Come dice Marchionne, si tratta in effetti di un passo storico per le nostre relazioni industriali. Al di là dell’eterogeneo settore metalmeccanico, tutto il mondo della componentistica dell’auto potrebbe seguire le orme dell’azienda torinese; è difficile pensare a un contratto Fiat e a un contratto del restante sistema automobilistico. Il confronto e la competizione di diversi modelli di relazioni industriali è tra l’altro e senza dubbio un fatto positivo: può consentire l’emergere di difetti e ritardi del sistema tradizionale.
Ricordiamo anche che altre aziende, grandi e piccole, hanno nell’ultimo anno fatto scadere la tessera dell’Associazione degli industriali e che altre ancora hanno annunciato la loro dipartita (Ibm, Ansaldo, Fincantieri). Il caso Fiat, nel suo complesso, denota proprio l’impegno di quasi tutto il sistema lavoro al fine di avere relazioni industriali migliori, costruttive e adeguate alle esigenze del mercato. Ma se guardiamo la storia delle relazioni industriali in Italia, dobbiamo ricordarci che gran parte del sindacato ha proposto, fin dalla metà degli anni ‘50, una visione dello sviluppo del sistema produttivo legato all’efficienza aziendale per poter rivendicare vantaggi per tutti i lavoratori.
Vien da chiedersi allora se, nella fattispecie, tali condizioni siano state davvero raggiunte, oppure se il sindacato maggioritario si è piegato al volere del padrone, come sostiene la parte minoritaria.
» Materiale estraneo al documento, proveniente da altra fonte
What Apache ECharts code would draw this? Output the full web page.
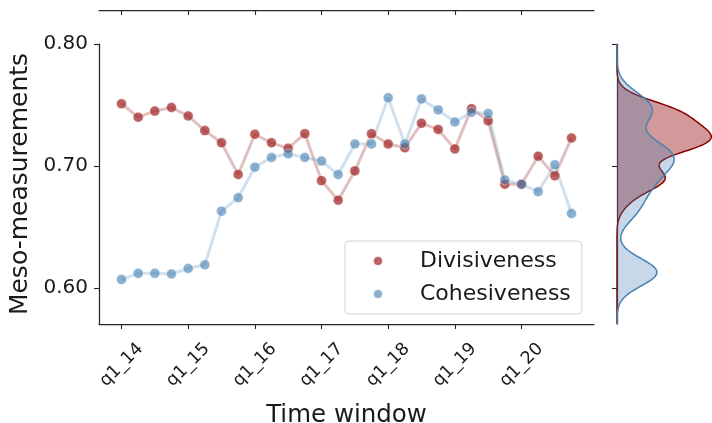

Certo è che l’esclusione della Fiom per non aver firmato alcun contratto collettivo applicabile nell’azienda, consentita dall’articolo 19 dello Statuto dei lavoratori e dalla liberalizzazione delle rappresentanze sindacali (referendum del ‘95 sostenuto anche da Rifondazione Comunista), costituisce una lacerazione con cui il sistema tornerà a fare i conti.